Like a smell can ingnite a memory, when we learn we usually relate it to something we’ve experienced so it sticks.
Knowledge is what we call a collection of facts we have gathered from our enviornment, the world and through solving problems. This knowledge is usually stored in our long term memories.
Every day common sense knowledge is limited and is learned through context.
When we are learning new things, we can better retain that information when we link it to something we can relate it to. When we do this, we are re-activating the prior knowledge and then this allows us to absorb the new information.
The way we tend to learn begins with the simpler facts, then we add ontop of those facts….
Totally makes sense doesn’t it? But many of us tend to forget this. As teachers or knowledge sharers, we know that to begin sharing our knowledge we need to start simple. Introducing topics to any newcomer, we simplify our description, which helps them better understand that topic. As we progress we futher develop that data and add in further mountable knowledge and skills.
POINTERS TO SET UP THE BEST LEARNING ENVIORNMENT
Who is teaching, sharing, or guiding?
Think back to your favourite subject you learnt at school. Now think about who taught that subject… I know I loved math and the reason I loved it was because of my Grade 5 teacher. He was fun and made the topic interesting for me. Yes I loved problem sovling, but the way he taught me to love math was based on his approach to the subject itself.
If we can help our audience our students relate to the topic we are teaching them, its certainly easier for them to take interest and retain that knowledge we are passing on. So how do we help them relate? Well the number one way we can do this is by being more human, and meaningfully relate to your audience. When they relate to you, they open up to you and are more prepared to listen. Thats the first step.
How do we transmit that information to our audience?
Looking at what we are delivering to our audience, and how are we delivering it. When you’re creating an online knowledge business, you will become the teacher, the instructor, and you yourself need to understand the basics of how we learn.
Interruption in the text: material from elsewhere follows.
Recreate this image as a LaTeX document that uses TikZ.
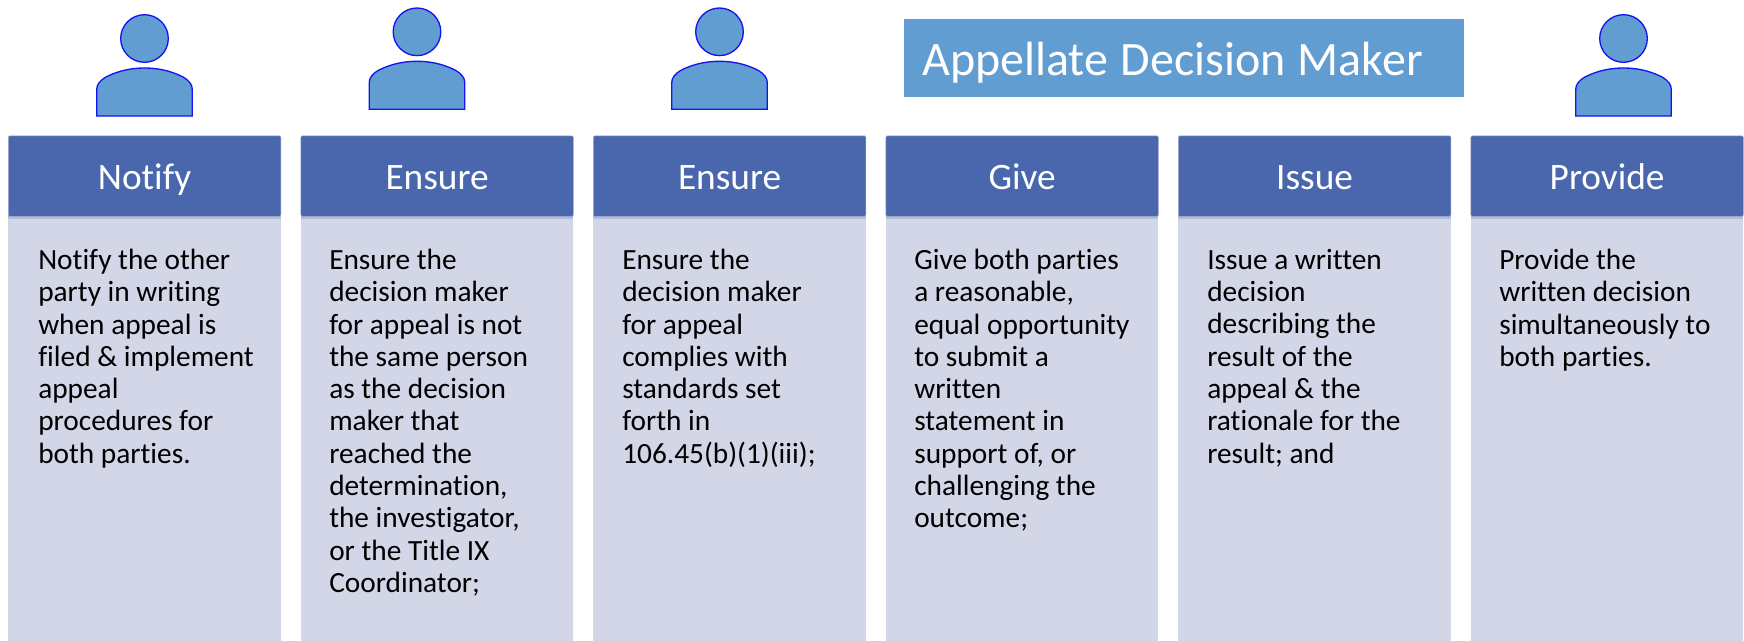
\documentclass[tikz,border=0pt]{standalone}
\usepackage{fontspec}
\setmainfont{Carlito}[Ligatures={NoCommon}]
\definecolor{hdr}{HTML}{4A67AD}
\definecolor{bodyc}{HTML}{D2D6E7}
\definecolor{edgec}{HTML}{A0AACB}
\definecolor{bandc}{HTML}{B4BCD8}
\definecolor{pers}{HTML}{629DD1}
\definecolor{persl}{HTML}{1414F0}
\tikzset{
  hdrbox/.style={fill=hdr,draw=edgec,line width=.4pt,rounded corners=1pt,minimum width=204.5pt,minimum height=60.5pt,inner sep=0pt,anchor=north west,text=white,text height=20.5pt,text depth=0pt,font=\fontsize{28}{28}\selectfont},
  bodybox/.style={fill=bodyc,draw=none,inner sep=0pt,minimum width=204.5pt,anchor=north west,minimum height=319pt},
  bandbox/.style={fill=bandc,draw=none,inner sep=0pt,minimum width=204.5pt,anchor=north west,minimum height=2pt},
  bodytext/.style={anchor=north west,align=left,inner sep=0pt,font=\fontsize{22}{24.2}\selectfont},
  persline/.style={fill=pers,draw=persl,line width=1pt},
  banner/.style={fill=pers,draw=none,inner sep=0pt,anchor=north west,minimum width=420pt,minimum height=58.5pt,text=white,text height=26pt,text depth=0pt,font=\fontsize{36}{36}\selectfont,align=left,text width=393pt}
}
\newcommand{\personfig}[4]{% name, cx, top-of-head y (px), head half-width (px)
  \draw[persline] (#2,#3+23.8) ellipse [x radius=#4,y radius=23.8];
  \draw[persline] (#2-47.8,#3+101.3) -- (#2-47.8,#3+75)
     .. controls (#2-47.8,#3+70) and (#2-45,#3+66) .. (#2-38,#3+62)
     .. controls (#2-25,#3+55.5) and (#2-12,#3+53.3) .. (#2,#3+53.3)
     .. controls (#2+12,#3+53.3) and (#2+25,#3+55.5) .. (#2+38,#3+62)
     .. controls (#2+45,#3+66) and (#2+47.8,#3+70) .. (#2+47.8,#3+75)
     -- (#2+47.8,#3+101.3) -- cycle;
}
\begin{document}
\begin{tikzpicture}[x=0.75pt,y=-0.75pt]
\useasboundingbox (0,0) rectangle (1744,640);
\personfig{p1}{144.5}{14.7}{23.8}
\personfig{p2}{417}{8}{23.8}
\personfig{p3}{719.5}{8}{23.8}
\personfig{p4}{1623.5}{14.7}{23.8}
\node[banner] (ban) at (904,19) {\spaceskip=9.2pt\relax Appellate Decision Maker};
\foreach \nm/\x/\t in {a/8/Notify,b/300.5/Ensure,c/593/Ensure,d/885.5/Give,e/1178/Issue,f/1470.5/Provide}{
  \node[bodybox] (\nm b) at (\x,216) {};
  \node[bandbox] (\nm s) at (\x,216) {};
  \node[hdrbox] (\nm h) at (\x,135.5) {\t};
}
\node[bodytext] (ta) at (38,249) {Notify the other\\party in writing\\when appeal is\\filed \& implement\\appeal\\procedures for\\both parties.};
\node[bodytext] (tb) at (329,249) {Ensure the\\decision maker\\for appeal is not\\the same person\\as the decision\\maker that\\reached the\\determination,\\the investigator,\\or the Title IX\\Coordinator;};
\node[bodytext] (tc) at (622,249) {Ensure the\\decision maker\\for appeal\\complies with\\standards set\\forth in\\106.45(b)(1)(iii);};
\node[bodytext] (td) at (914,249) {Give both parties\\a reasonable,\\equal opportunity\\to submit a\\written\\statement in\\support of, or\\challenging the\\outcome;};
\node[bodytext] (te) at (1207,249) {Issue a written\\decision\\describing the\\result of the\\appeal \& the\\rationale for the\\result; and};
\node[bodytext] (tf) at (1499,249) {Provide the\\written decision\\simultaneously to\\both parties.};
\end{tikzpicture}
\end{document}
Yes we understand the basics of teaching through stages, we understand that it’s best to drip feed our courses, so we pace our students.
One thing I need to share with you though is the importance of “peer feedback” and community engagement.
Whatever you plan on delivering in your knowledge business, be sure to include some form of community engagement, through chat, webinars, online group posting. With this you will open up the thought process of your audience who will in turn become students. They won’t just be watching and listening, they will be part of the process and as the lessons evolve they too will evolve.
How will your audience, your students, your participants DIGEST your information?
Depending on your industry, depending on the learning level of your student, how they learn will differ. When planning out your program or even membership where you may have a library of data that they access, you will still need to think about the flow and organisation of that data.
I venture more into this in my courses on Passion to Profession, but here I at least want to plant that seed so you do take time to think about the learner. They are the one who will be paying for your knowledge. Whilst you may have the best knowledge in the world, you need to think about how you are going to deliver it so they can digest it.